Exercise description: Your task is to give the listing below back word for word, pictures excluded.

Dataset excerpt:
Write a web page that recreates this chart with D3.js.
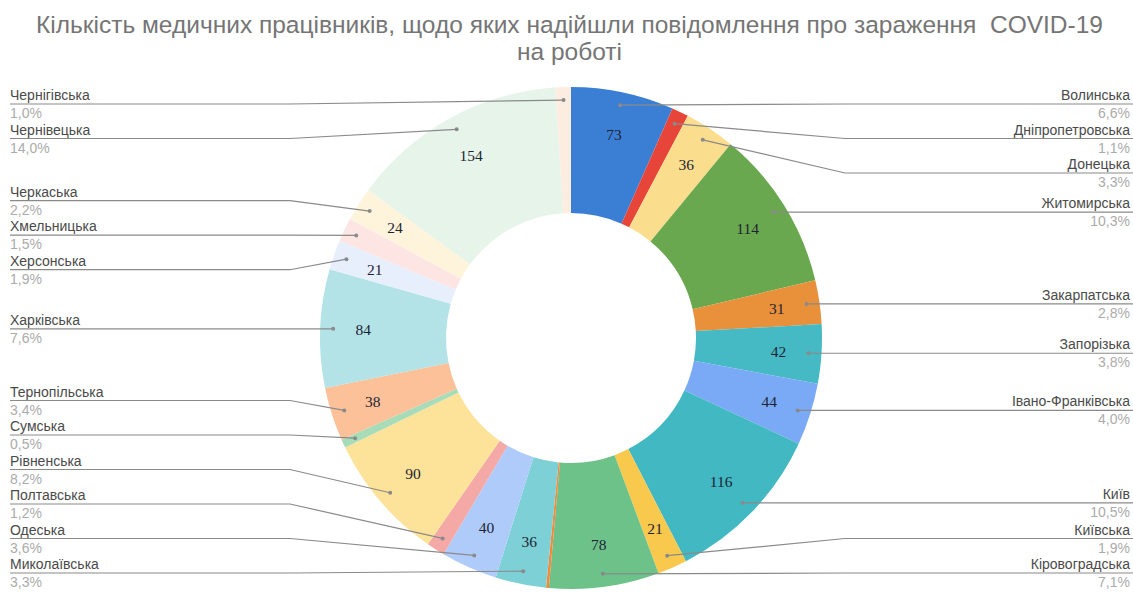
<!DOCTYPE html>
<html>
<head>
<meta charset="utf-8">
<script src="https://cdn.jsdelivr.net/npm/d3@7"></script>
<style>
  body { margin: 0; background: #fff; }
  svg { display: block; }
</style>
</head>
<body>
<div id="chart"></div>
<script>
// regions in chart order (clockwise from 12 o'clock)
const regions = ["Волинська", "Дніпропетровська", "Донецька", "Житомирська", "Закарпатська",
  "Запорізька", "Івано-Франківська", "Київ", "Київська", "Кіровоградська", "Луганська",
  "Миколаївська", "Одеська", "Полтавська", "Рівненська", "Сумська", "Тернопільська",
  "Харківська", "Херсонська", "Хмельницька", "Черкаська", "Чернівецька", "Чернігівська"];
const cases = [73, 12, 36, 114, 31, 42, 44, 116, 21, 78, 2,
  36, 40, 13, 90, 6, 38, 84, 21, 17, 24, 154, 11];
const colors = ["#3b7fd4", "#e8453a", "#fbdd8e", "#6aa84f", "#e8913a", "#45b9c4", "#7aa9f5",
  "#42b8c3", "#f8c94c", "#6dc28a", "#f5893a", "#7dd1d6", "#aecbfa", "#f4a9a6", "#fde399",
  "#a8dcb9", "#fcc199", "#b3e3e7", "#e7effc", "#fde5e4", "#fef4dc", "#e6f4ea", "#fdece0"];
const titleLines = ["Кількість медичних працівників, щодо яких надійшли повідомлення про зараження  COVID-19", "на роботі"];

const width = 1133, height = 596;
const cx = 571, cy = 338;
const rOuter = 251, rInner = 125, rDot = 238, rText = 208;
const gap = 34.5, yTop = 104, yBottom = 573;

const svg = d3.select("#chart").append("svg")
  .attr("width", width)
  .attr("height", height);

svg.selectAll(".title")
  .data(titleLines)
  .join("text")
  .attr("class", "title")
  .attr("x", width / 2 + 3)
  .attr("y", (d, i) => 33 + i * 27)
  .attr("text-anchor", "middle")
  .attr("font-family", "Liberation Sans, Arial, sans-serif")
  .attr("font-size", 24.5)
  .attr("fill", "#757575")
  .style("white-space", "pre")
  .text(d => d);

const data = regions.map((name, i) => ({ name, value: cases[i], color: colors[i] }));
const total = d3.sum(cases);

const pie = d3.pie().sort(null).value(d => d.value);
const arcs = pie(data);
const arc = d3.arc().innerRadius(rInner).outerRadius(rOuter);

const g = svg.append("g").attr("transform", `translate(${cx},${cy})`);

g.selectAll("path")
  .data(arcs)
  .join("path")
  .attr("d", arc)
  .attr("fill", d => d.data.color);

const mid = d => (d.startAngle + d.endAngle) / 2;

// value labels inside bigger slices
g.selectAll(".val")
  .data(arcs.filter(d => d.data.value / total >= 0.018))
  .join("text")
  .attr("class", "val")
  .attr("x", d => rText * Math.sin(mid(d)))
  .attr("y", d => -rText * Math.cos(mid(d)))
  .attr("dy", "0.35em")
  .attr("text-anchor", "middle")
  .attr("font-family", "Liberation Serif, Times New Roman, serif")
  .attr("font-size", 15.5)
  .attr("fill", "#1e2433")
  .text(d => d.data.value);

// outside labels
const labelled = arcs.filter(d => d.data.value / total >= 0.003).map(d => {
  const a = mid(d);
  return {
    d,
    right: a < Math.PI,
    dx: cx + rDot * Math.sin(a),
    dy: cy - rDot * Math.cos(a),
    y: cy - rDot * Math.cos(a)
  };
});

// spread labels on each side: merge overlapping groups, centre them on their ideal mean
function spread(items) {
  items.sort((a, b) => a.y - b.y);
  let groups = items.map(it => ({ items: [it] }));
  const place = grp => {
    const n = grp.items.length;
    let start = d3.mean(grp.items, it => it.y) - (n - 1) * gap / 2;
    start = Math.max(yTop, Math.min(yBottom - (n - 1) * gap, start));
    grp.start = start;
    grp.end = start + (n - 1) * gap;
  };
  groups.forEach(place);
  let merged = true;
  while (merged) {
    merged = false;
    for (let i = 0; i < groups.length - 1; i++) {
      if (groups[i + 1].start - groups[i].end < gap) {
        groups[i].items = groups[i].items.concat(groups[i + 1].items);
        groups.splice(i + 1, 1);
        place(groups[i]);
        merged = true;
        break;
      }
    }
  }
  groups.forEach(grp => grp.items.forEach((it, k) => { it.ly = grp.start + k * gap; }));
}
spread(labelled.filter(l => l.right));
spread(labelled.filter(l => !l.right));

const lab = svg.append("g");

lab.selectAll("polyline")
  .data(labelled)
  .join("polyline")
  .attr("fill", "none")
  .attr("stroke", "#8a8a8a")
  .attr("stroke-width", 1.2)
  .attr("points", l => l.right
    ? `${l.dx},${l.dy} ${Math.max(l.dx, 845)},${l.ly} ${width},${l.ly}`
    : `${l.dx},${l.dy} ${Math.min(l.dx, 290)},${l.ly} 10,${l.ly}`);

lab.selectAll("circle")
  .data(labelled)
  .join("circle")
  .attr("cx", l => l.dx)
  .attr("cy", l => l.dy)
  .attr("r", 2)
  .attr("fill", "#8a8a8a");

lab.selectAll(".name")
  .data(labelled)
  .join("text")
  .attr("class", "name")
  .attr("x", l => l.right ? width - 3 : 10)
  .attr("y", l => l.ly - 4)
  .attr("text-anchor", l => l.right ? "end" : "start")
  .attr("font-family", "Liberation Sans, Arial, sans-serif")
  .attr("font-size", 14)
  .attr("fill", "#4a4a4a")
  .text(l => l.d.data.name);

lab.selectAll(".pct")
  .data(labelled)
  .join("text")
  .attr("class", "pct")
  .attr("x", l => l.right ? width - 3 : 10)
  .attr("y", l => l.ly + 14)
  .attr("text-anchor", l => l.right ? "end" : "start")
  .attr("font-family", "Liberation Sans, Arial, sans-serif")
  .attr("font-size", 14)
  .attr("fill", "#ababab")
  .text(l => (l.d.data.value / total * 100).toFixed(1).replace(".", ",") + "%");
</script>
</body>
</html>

Worked solution:
Write a web page that recreates this chart with D3.js.
<!DOCTYPE html>
<html>
<head>
<meta charset="utf-8">
<script src="https://cdn.jsdelivr.net/npm/d3@7"></script>
<style>
  body { margin: 0; background: #fff; }
  svg { display: block; }
</style>
</head>
<body>
<div id="chart"></div>
<script>
// regions in chart order (clockwise from 12 o'clock)
const regions = ["Волинська", "Дніпропетровська", "Донецька", "Житомирська", "Закарпатська",
  "Запорізька", "Івано-Франківська", "Київ", "Київська", "Кіровоградська", "Луганська",
  "Миколаївська", "Одеська", "Полтавська", "Рівненська", "Сумська", "Тернопільська",
  "Харківська", "Херсонська", "Хмельницька", "Черкаська", "Чернівецька", "Чернігівська"];
const cases = [73, 12, 36, 114, 31, 42, 44, 116, 21, 78, 2,
  36, 40, 13, 90, 6, 38, 84, 21, 17, 24, 154, 11];
const colors = ["#3b7fd4", "#e8453a", "#fbdd8e", "#6aa84f", "#e8913a", "#45b9c4", "#7aa9f5",
  "#42b8c3", "#f8c94c", "#6dc28a", "#f5893a", "#7dd1d6", "#aecbfa", "#f4a9a6", "#fde399",
  "#a8dcb9", "#fcc199", "#b3e3e7", "#e7effc", "#fde5e4", "#fef4dc", "#e6f4ea", "#fdece0"];
const titleLines = ["Кількість медичних працівників, щодо яких надійшли повідомлення про зараження  COVID-19", "на роботі"];

const width = 1133, height = 596;
const cx = 571, cy = 338;
const rOuter = 251, rInner = 125, rDot = 238, rText = 208;
const gap = 34.5, yTop = 104, yBottom = 573;

const svg = d3.select("#chart").append("svg")
  .attr("width", width)
  .attr("height", height);

svg.selectAll(".title")
  .data(titleLines)
  .join("text")
  .attr("class", "title")
  .attr("x", width / 2 + 3)
  .attr("y", (d, i) => 33 + i * 27)
  .attr("text-anchor", "middle")
  .attr("font-family", "Liberation Sans, Arial, sans-serif")
  .attr("font-size", 24.5)
  .attr("fill", "#757575")
  .style("white-space", "pre")
  .text(d => d);

const data = regions.map((name, i) => ({ name, value: cases[i], color: colors[i] }));
const total = d3.sum(cases);

const pie = d3.pie().sort(null).value(d => d.value);
const arcs = pie(data);
const arc = d3.arc().innerRadius(rInner).outerRadius(rOuter);

const g = svg.append("g").attr("transform", `translate(${cx},${cy})`);

g.selectAll("path")
  .data(arcs)
  .join("path")
  .attr("d", arc)
  .attr("fill", d => d.data.color);

const mid = d => (d.startAngle + d.endAngle) / 2;

// value labels inside bigger slices
g.selectAll(".val")
  .data(arcs.filter(d => d.data.value / total >= 0.018))
  .join("text")
  .attr("class", "val")
  .attr("x", d => rText * Math.sin(mid(d)))
  .attr("y", d => -rText * Math.cos(mid(d)))
  .attr("dy", "0.35em")
  .attr("text-anchor", "middle")
  .attr("font-family", "Liberation Serif, Times New Roman, serif")
  .attr("font-size", 15.5)
  .attr("fill", "#1e2433")
  .text(d => d.data.value);

// outside labels
const labelled = arcs.filter(d => d.data.value / total >= 0.003).map(d => {
  const a = mid(d);
  return {
    d,
    right: a < Math.PI,
    dx: cx + rDot * Math.sin(a),
    dy: cy - rDot * Math.cos(a),
    y: cy - rDot * Math.cos(a)
  };
});

// spread labels on each side: merge overlapping groups, centre them on their ideal mean
function spread(items) {
  items.sort((a, b) => a.y - b.y);
  let groups = items.map(it => ({ items: [it] }));
  const place = grp => {
    const n = grp.items.length;
    let start = d3.mean(grp.items, it => it.y) - (n - 1) * gap / 2;
    start = Math.max(yTop, Math.min(yBottom - (n - 1) * gap, start));
    grp.start = start;
    grp.end = start + (n - 1) * gap;
  };
  groups.forEach(place);
  let merged = true;
  while (merged) {
    merged = false;
    for (let i = 0; i < groups.length - 1; i++) {
      if (groups[i + 1].start - groups[i].end < gap) {
        groups[i].items = groups[i].items.concat(groups[i + 1].items);
        groups.splice(i + 1, 1);
        place(groups[i]);
        merged = true;
        break;
      }
    }
  }
  groups.forEach(grp => grp.items.forEach((it, k) => { it.ly = grp.start + k * gap; }));
}
spread(labelled.filter(l => l.right));
spread(labelled.filter(l => !l.right));

const lab = svg.append("g");

lab.selectAll("polyline")
  .data(labelled)
  .join("polyline")
  .attr("fill", "none")
  .attr("stroke", "#8a8a8a")
  .attr("stroke-width", 1.2)
  .attr("points", l => l.right
    ? `${l.dx},${l.dy} ${Math.max(l.dx, 845)},${l.ly} ${width},${l.ly}`
    : `${l.dx},${l.dy} ${Math.min(l.dx, 290)},${l.ly} 10,${l.ly}`);

lab.selectAll("circle")
  .data(labelled)
  .join("circle")
  .attr("cx", l => l.dx)
  .attr("cy", l => l.dy)
  .attr("r", 2)
  .attr("fill", "#8a8a8a");

lab.selectAll(".name")
  .data(labelled)
  .join("text")
  .attr("class", "name")
  .attr("x", l => l.right ? width - 3 : 10)
  .attr("y", l => l.ly - 4)
  .attr("text-anchor", l => l.right ? "end" : "start")
  .attr("font-family", "Liberation Sans, Arial, sans-serif")
  .attr("font-size", 14)
  .attr("fill", "#4a4a4a")
  .text(l => l.d.data.name);

lab.selectAll(".pct")
  .data(labelled)
  .join("text")
  .attr("class", "pct")
  .attr("x", l => l.right ? width - 3 : 10)
  .attr("y", l => l.ly + 14)
  .attr("text-anchor", l => l.right ? "end" : "start")
  .attr("font-family", "Liberation Sans, Arial, sans-serif")
  .attr("font-size", 14)
  .attr("fill", "#ababab")
  .text(l => (l.d.data.value / total * 100).toFixed(1).replace(".", ",") + "%");
</script>
</body>
</html>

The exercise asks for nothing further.